San Francisco's fentanyl crisis getting open-air hearing with Mayor Breed at UN Plaza
SAN FRANCISCO -- The San Francisco Board of Supervisors is about to question Mayor London Breed in a first-of-its-kind outdoor hearing, right in the heart of the city's challenges with drug addiction and drug dealing.
The mayor's monthly question-and-answer session with city supervisors will be held in United Nations Plaza on Tuesday. At least, that's the plan.
The city says it's going to be a pretty basic setup: a few tables, some chairs, and enough A/V equipment to get the hearing online. Assuming it happens. No one is quite sure how Tuesday will unfold, or what it might accomplish.
"Well, I just pray that something really comes out of it," said Gwendolyn Johnson, walking through the plaza Monday. "All that talking that they're doing in the middle of the street, you know."
Like many others in this part of the city, Johnson has her own questions about city hall's field trip to U.N. Plaza, bringing the mayor's monthly question time to the heart of the city's drug crisis.

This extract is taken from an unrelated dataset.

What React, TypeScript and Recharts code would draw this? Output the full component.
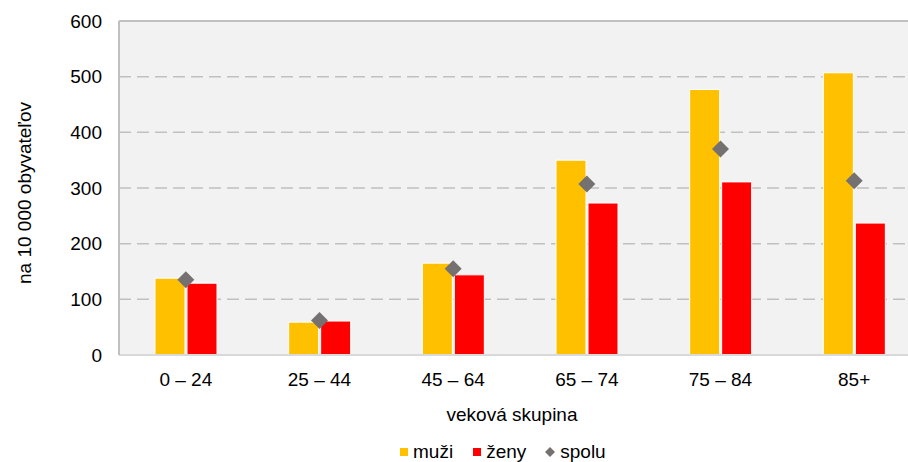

"But see, when they go out there doing their little talk, who are they talking to," she asked. "You know what I mean?"
"A humanitarian crisis with two deaths per day from drug overdoses," said Board of Supervisors Aaron Peskin. "And it's happening in the shadows of City Hall. Literally, I mean just across this plaza."
Peskin proposed the on-location hearing. He says it's about holding the mayor accountable.
"We say often that this is a crisis and it's an emergency but it's time for us to treat it as one," Peskin said of his plan. "I think we need to stand up a constant coordination center where we can coordinate between law enforcement, public health, the courts, protective services, the Highway Patrol. As it should be transparent, everybody should know what's going on."
Mayor London Breed declared her own state of emergency in this neighborhood back in 2021. Since then, a service center-turned-safe-use site has opened and closed, and the city has recently pressed harder on drug dealing.
The problems, however, have been vexing for years, and substantial progress has been elusive.
"I'm actually optimistic," Peskin explained. "That by focusing attention, by bringing departments who have not been well coordinated, that have a lot of inefficiencies, they are talking together, and standing it up and treating it like an emergency consistently, is going to yield results. I'm confident of that."
"Honestly, regardless of where they have the discussion, it doesn't matter," Johnson said. "Because a discussion is the discussion. It's more of the action that you need to take."
There are security concerns, or what one might call order concerns. What if there's a protest? What is the threshold for disruption when trying to have an official question-and-answer session? Does the meeting even get started out here, before the supervisors head back inside?
Those questions will be answered Tuesday afternoon.